Version chantée par la promotion Nungesser.

1. Nous voilà partis avec sac au dos
On peut dire adieu au repos
Car pour nous la vie est dure
C’est terrible, je vous l’assure
A Lorette là-haut, on va nous descendre
Sans même pouvoir se défendre
Car si nous avons de très bons canons
Les Boches répondent de leurs sons
Forcé de se taire, là dans la tranchée
Attendant l’obus qui viendra nous tuer.

Refrain : Adieu la vie, adieu l'amour,
Adieu toutes les femmes
C'est pas fini, c'est pour toujours
De cette guerre infâme
C'est à Verdun, au fort de Vaux
Qu'on a risqué sa peau
Nous étions tous condamnés
Nous étions sacrifiés.

2. C’est malheureux de voir sur les grands boulevards
Tant de gros qui font la foire
Si pour eux, la vie est rose
Pour nous c’est pas la même chose.
Au lieu de se cacher, tous ces embusqués
Feraient mieux de monter aux tranchées
Pour défendre leurs biens car nous n’avons rien
Nous autres pauvres purotins.
Tous nos compagnons sont étendus là
Pour défendre les biens de ces richards-là.

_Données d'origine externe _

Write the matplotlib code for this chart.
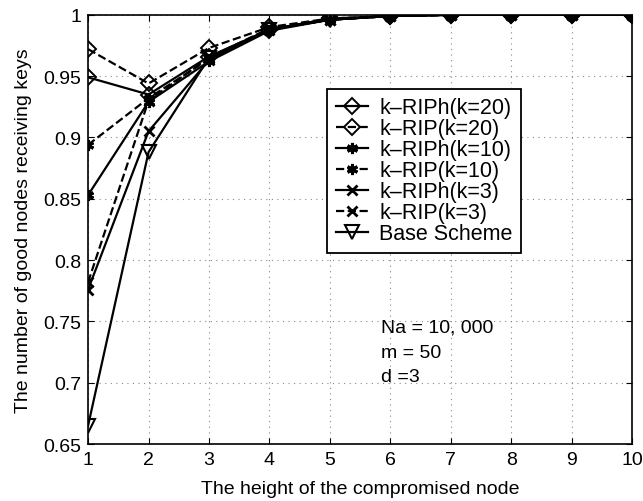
import matplotlib
matplotlib.use('Agg')
import matplotlib.pyplot as plt
import numpy as np

plt.rcParams['font.family'] = ['Liberation Sans', 'DejaVu Sans']

heights = [1, 2, 3, 4, 5, 6, 7, 8, 9, 10]

riph_20 = [0.949, 0.935, 0.966, 0.988, 0.997, 0.999, 1.0, 1.0, 1.0, 1.0]
rip_20 = [0.972, 0.944, 0.973, 0.990, 0.997, 0.999, 1.0, 1.0, 1.0, 1.0]
riph_10 = [0.853, 0.929, 0.962, 0.987, 0.996, 0.999, 1.0, 1.0, 1.0, 1.0]
rip_10 = [0.894, 0.932, 0.964, 0.988, 0.996, 0.999, 1.0, 1.0, 1.0, 1.0]
riph_3 = [0.776, 0.905, 0.963, 0.988, 0.996, 0.999, 1.0, 1.0, 1.0, 1.0]
rip_3 = [0.782, 0.930, 0.965, 0.989, 0.996, 0.999, 1.0, 1.0, 1.0, 1.0]
base = [0.665, 0.888, 0.965, 0.988, 0.996, 0.999, 1.0, 1.0, 1.0, 1.0]

ytick_labels = ['0.65', '0.7', '0.75', '0.8', '0.85', '0.9', '0.95', '1']

asterisk = (6, 2, 0)

fig = plt.figure(figsize=(6.43, 5.02), dpi=100)
ax = fig.add_axes([0.137, 0.1135, 0.846, 0.855])

ax.plot(heights, riph_20, 'k-', lw=1.6, marker='D', ms=8, mfc='none', mew=1.4, label='k\u2013RIPh(k=20)')
ax.plot(heights, rip_20, 'k--', lw=1.6, marker='D', ms=8, mfc='none', mew=1.4, label='k\u2013RIP(k=20)')
ax.plot(heights, riph_10, 'k-', lw=1.6, marker=asterisk, ms=8, mew=2.2, label='k\u2013RIPh(k=10)')
ax.plot(heights, rip_10, 'k--', lw=1.6, marker=asterisk, ms=8, mew=2.2, label='k\u2013RIP(k=10)')
ax.plot(heights, riph_3, 'k-', lw=1.6, marker='x', ms=7, mew=2, label='k\u2013RIPh(k=3)')
ax.plot(heights, rip_3, 'k--', lw=1.6, marker='x', ms=7, mew=2, label='k\u2013RIP(k=3)')
ax.plot(heights, base, 'k-', lw=1.6, marker='v', ms=10, mfc='none', mew=1.5, label='Base Scheme')

ax.set_xlim(1, 10)
ax.set_ylim(0.65, 1)
ax.set_xticks(heights)
ax.set_yticks(np.arange(0.65, 1.001, 0.05))
ax.set_yticklabels(ytick_labels)
ax.tick_params(direction='in', labelsize=14, length=4, top=True, right=True, pad=5)
ax.grid(True, linestyle=(0, (1, 4)), color='#888888', lw=0.8)
for s in ax.spines.values():
    s.set_linewidth(1.2)

ax.set_xlabel('The height of the compromised node', fontsize=14, labelpad=9)
ax.set_ylabel('The number of good nodes receiving keys', fontsize=14, labelpad=8)

leg = ax.legend(loc='upper left', bbox_to_anchor=(0.44, 0.8275), fontsize=15.5,
                frameon=True, fancybox=False, edgecolor='k', framealpha=1,
                handlelength=1.5, borderpad=0.4, labelspacing=0.0, handletextpad=0.5,
                borderaxespad=0)
leg.get_frame().set_linewidth(1.3)

ax.text(5.85, 0.7455, 'Na = 10, 000', fontsize=14, va='center')
ax.text(5.85, 0.725, 'm = 50', fontsize=14, va='center')
ax.text(5.85, 0.705, 'd =3', fontsize=14, va='center')

fig.savefig('out.png', dpi=100)
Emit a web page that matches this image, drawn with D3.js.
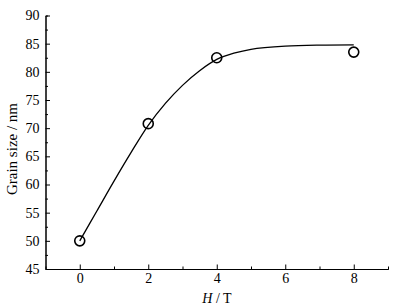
<!DOCTYPE html>
<html lang="en">
<head>
<meta charset="utf-8">
<title>grain size</title>
<script src="https://d3js.org/d3.v7.min.js"></script>
<style>
  body { margin: 0; background: #fff; }
  text { font-family: "Liberation Serif", "DejaVu Serif", serif; fill: #000; }
</style>
</head>
<body>
<svg id="chart" width="395" height="308"></svg>
<script>
// measured points
var fieldT = [0, 2, 4, 8]
var grainNm = [50, 70.8, 82.5, 83.5]

// fitted curve
var fitT = [0, 0.5, 1, 1.5, 2, 2.5, 3, 3.5, 4, 4.5, 5, 6, 7, 8]
var fitNm = [50, 55.3, 60.6, 65.7, 70.5, 74.4, 77.6, 80.2, 82.2, 83.3, 84.0, 84.55, 84.75, 84.8]

var xMajor = [0, 2, 4, 6, 8]
var xMinor = [1, 3, 5, 7]
var yMajor = [45, 50, 55, 60, 65, 70, 75, 80, 85, 90]
var yMinor = [47.5, 52.5, 57.5, 62.5, 67.5, 72.5, 77.5, 82.5, 87.5]

var margin = {left: 45.5, right: 7, top: 15.5, bottom: 39}
var W = 395, H = 308

var svg = d3.select("#chart")

var x = d3.scaleLinear().domain([-1, 9]).range([margin.left, W - margin.right])
var y = d3.scaleLinear().domain([45, 90]).range([H - margin.bottom, margin.top])

// minor ticks first
svg.append("g")
  .attr("transform", "translate(0," + y(45) + ")")
  .call(d3.axisBottom(x).tickValues(xMinor).tickSize(-2.5).tickFormat(""))
svg.append("g")
  .attr("transform", "translate(" + x(-1) + ",0)")
  .call(d3.axisLeft(y).tickValues(yMinor).tickSize(-2.5).tickFormat(""))

var xAxis = svg.append("g")
  .attr("transform", "translate(0," + y(45) + ")")
  .call(d3.axisBottom(x).tickValues(xMajor).tickSize(-4.5).tickPadding(4).tickSizeOuter(0))
var yAxis = svg.append("g")
  .attr("transform", "translate(" + x(-1) + ",0)")
  .call(d3.axisLeft(y).tickValues(yMajor).tickSize(-4.5).tickPadding(6).tickSizeOuter(0))

svg.selectAll(".tick text").style("font-size", "14px").style("font-family", "Liberation Serif")
svg.selectAll(".domain, .tick line").attr("stroke", "#000").attr("stroke-width", 1)

// curve
var line = d3.line()
  .x(function(d, i) { return x(fitT[i]) })
  .y(function(d) { return y(d) })
  .curve(d3.curveCatmullRom.alpha(0.5))

svg.append("path")
  .datum(fitNm)
  .attr("d", line)
  .attr("fill", "none")
  .attr("stroke", "#000")
  .attr("stroke-width", 1.3)

svg.selectAll("circle.pt")
  .data(grainNm)
  .enter()
  .append("circle")
  .attr("class", "pt")
  .attr("cx", function(d, i) { return x(fieldT[i]) })
  .attr("cy", function(d) { return y(d) })
  .attr("r", 5)
  .attr("fill", "none")
  .attr("stroke", "#000")
  .attr("stroke-width", 1.6)

// axis titles
svg.append("text")
  .attr("transform", "translate(17," + 149 + ") rotate(-90)")
  .attr("text-anchor", "middle")
  .style("font-size", "15px")
  .text("Grain size / nm")

var xt = svg.append("text")
  .attr("x", 217)
  .attr("y", 303)
  .attr("text-anchor", "middle")
  .style("font-size", "14px")
xt.append("tspan").style("font-style", "italic").text("H")
xt.append("tspan").text(" / T")
</script>
</body>
</html>
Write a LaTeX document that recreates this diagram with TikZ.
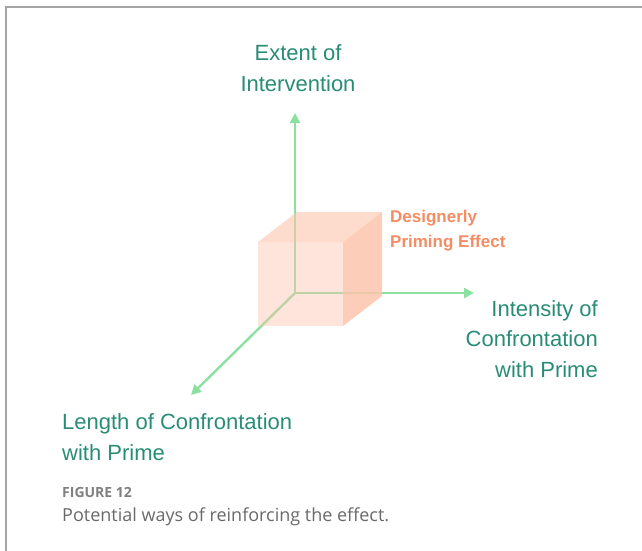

3. Quand on est au créneau, ce n'est pas un fricot,
D'être à quatre mètres des Pruscos.
En ce moment la pluie fait rage,
Si l'on se montre c'est un carnage.
Tous nos officiers sont dans leurs abris
En train de faire des chichis,
Et ils s'en foutent pas mal si en avant d'eux
Il y a de pauvres malheureux.
Tous ces messieurs-là encaissent le pognon
Et nous pauvres troufions, nous n'avons que cinq ronds.